La tercera verdad se deriva de la segunda. Por no haber lugar adecuado para ellos, tuvieron que refugiarse en un establo, donde viven y comen los animales. Allí nació Jesús (v. 7). Los nacimientos que hoy día colocamos en nuestros hogares son muy hermosos. Y así debe ser, porque expresan la belleza física y espiritual que constituye el hecho maravilloso de que Dios está con nosotros en la forma de un hermoso bebé. Pero la realidad original no fue así. Sin embargo, la belleza intrínseca de este trascendental hecho no fue opacada por las circunstancias paupérrimas del nacimiento del Niño Dios. Al contrario, esta brilló con más fuerza todavía. De manera análoga, el terrible hecho de Jesús colgado en una cruz no ha opacado, sino precisamente intensificado la hermosura insondable de Su Amor por nosotros.

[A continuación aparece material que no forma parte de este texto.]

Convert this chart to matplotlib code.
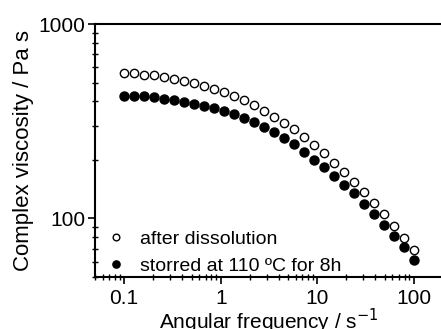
import matplotlib
matplotlib.use("Agg")
import matplotlib.pyplot as plt
from matplotlib.ticker import FixedLocator, FixedFormatter, LogLocator, NullFormatter

plt.rcParams['font.family'] = ['Liberation Sans', 'DejaVu Sans']

# angular frequency (rad/s)
freq = [0.1, 0.127, 0.161, 0.204, 0.259, 0.329, 0.418, 0.530, 0.672, 0.853,
        1.08, 1.37, 1.74, 2.21, 2.80, 3.56, 4.52, 5.74, 7.28, 9.24,
        11.7, 14.9, 18.9, 24.0, 30.4, 38.6, 49.0, 62.1, 78.8, 100]

# complex viscosity (Pa s)
after_dissolution = [557, 560, 548, 548, 534, 519, 511, 499, 481, 465,
                     446, 426, 406, 381, 358, 333, 310, 287, 262, 239,
                     216, 193, 174, 154, 136, 120, 105, 91.4, 79.6, 68.7]
stored_110C = [427, 427, 425, 420, 413, 406, 398, 389, 377, 368,
               358, 343, 329, 312, 295, 277, 260, 241, 220, 201,
               184, 165, 149, 135, 119, 106, 92.7, 81.4, 71.2, 61.5]

fig = plt.figure(figsize=(4.41, 3.29), dpi=100)
ax = fig.add_axes([95 / 441, 52 / 329, 348 / 441, 253 / 329])

ax.plot(freq, after_dissolution, 'o', mfc='white', mec='black', mew=1.0, ms=6,
        label='after dissolution')
ax.plot(freq, stored_110C, 'o', mfc='black', mec='black', ms=6.5,
        label='storred at 110 ºC for 8h')

ax.set_xscale('log')
ax.set_yscale('log')
ax.set_xlim(0.05, 200)
ax.set_ylim(50, 1000)

ax.xaxis.set_major_locator(FixedLocator([0.1, 1, 10, 100]))
ax.xaxis.set_major_formatter(FixedFormatter(['0.1', '1', '10', '100']))
ax.xaxis.set_minor_locator(LogLocator(base=10, subs=range(2, 10)))
ax.xaxis.set_minor_formatter(NullFormatter())
ax.yaxis.set_major_locator(FixedLocator([100, 1000]))
ax.yaxis.set_major_formatter(FixedFormatter(['100', '1000']))
ax.yaxis.set_minor_locator(LogLocator(base=10, subs=range(2, 10)))
ax.yaxis.set_minor_formatter(NullFormatter())

ax.tick_params(which='major', direction='out', length=5, width=1.2, labelsize=15)
ax.tick_params(which='minor', direction='inout', length=4, width=1.0)
ax.tick_params(axis='x', which='major', pad=4)
ax.tick_params(axis='y', which='major', pad=2)
for s in ax.spines.values():
    s.set_linewidth(1.5)

ax.set_xlabel('Angular frequency / s$^{-1}$', fontsize=15, labelpad=-1)
ax.set_ylabel('Complex viscosity / Pa s', fontsize=16, labelpad=3)

ax.legend(loc='lower left', frameon=False, fontsize=14, handletextpad=0.6,
          borderaxespad=0.1, labelspacing=0.5, handlelength=1.2,
          markerscale=0.8, bbox_to_anchor=(0.0, -0.03))

fig.savefig('out.png', dpi=100)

Esta tercera verdad de las circunstancias humildes, pobres y sufrientes del nacimiento de Jesús arrojan luz sobre otra serie de verdades de trascendental importancia para nuestra salvación. La humildad del Dios-Hombre vino a deshacer la soberbia del ser humano, que quiso ser “como dios” (Génesis 3:5) a causa del pecado original y de su propio pecado personal. La pobreza de Jesús vino a enriquecernos con Su gracia, como dirá San Pablo más adelante (véase 2 Corintios 8:9). Y el sufrimiento del Santo Bebé y su familia vino a deshacer nuestros desordenados deseos (concupiscencia) de placer, riqueza, fama y dominio sobre los demás (véase 1 Juan 2:16-17). De manera que la gloria de Dios se manifestó por medio de la pobreza y abyección que sufrió Su Hijo al nacer como hombre en medio de un establo. De manera análoga, la gloria de Dios también se manifestó cuando Su Hijo pendía del árbol (dador de vida) de la Cruz, como el propio Jesús lo vaticinó en Juan 12:23-24, al dar a entender que daría gloria a Su Padre por su obediencia de morir en una cruz.

Pero así como Jesús resucitó glorioso de entre los muertos, también Dios envió a sus resplandecientes ángeles a unos pobres y humildes pastores (vv. 8-14), para ayudarnos a comprender que en medio de esa pobreza y abyección, era verdaderamente el Hijo de Dios el que venía para estar con nosotros para siempre (véase Mateo 28:19-20). En retrospectiva, hemos comprendido que la Resurrección de Cristo arrojó gloria sobre el terrible suceso de la Cruz; la aparición de los ángeles arrojó gloria sobre el pobre y humilde nacimiento del Salvador.

En toda esta odisea en torno al nacimiento de Jesús, ni María ni José se desanimaron. Tampoco cuestionaron a Dios en cuanto a haber sido escogidos para ser los padres terrenales del Salvador. Ante tantos problemas, cualquiera de nosotros que está tratando de seguir a Cristo se hubiera preguntado: ¿por qué tengo que atravesar por tantas dificultades precisamente para cumplir la voluntad y el plan de Dios? Bueno, Jesús mismo le hubiera podido preguntar al Padre por qué Él, siendo inocente, tenía que pasar por la Cruz para precisamente redimir a la humanidad. Sin embargo, no hizo eso, sino que tomó la decisión que dio al traste con todos los planes destructores de satanás: “No se haga lo que yo quiero, sino lo que quieres tú” (Marcos 14:36). Y apenas tres días después Dios Padre lo resucitó, concediéndole la victoria definitiva e irrevocable sobre la muerte, el pecado y el mal (véase Hechos 2:24).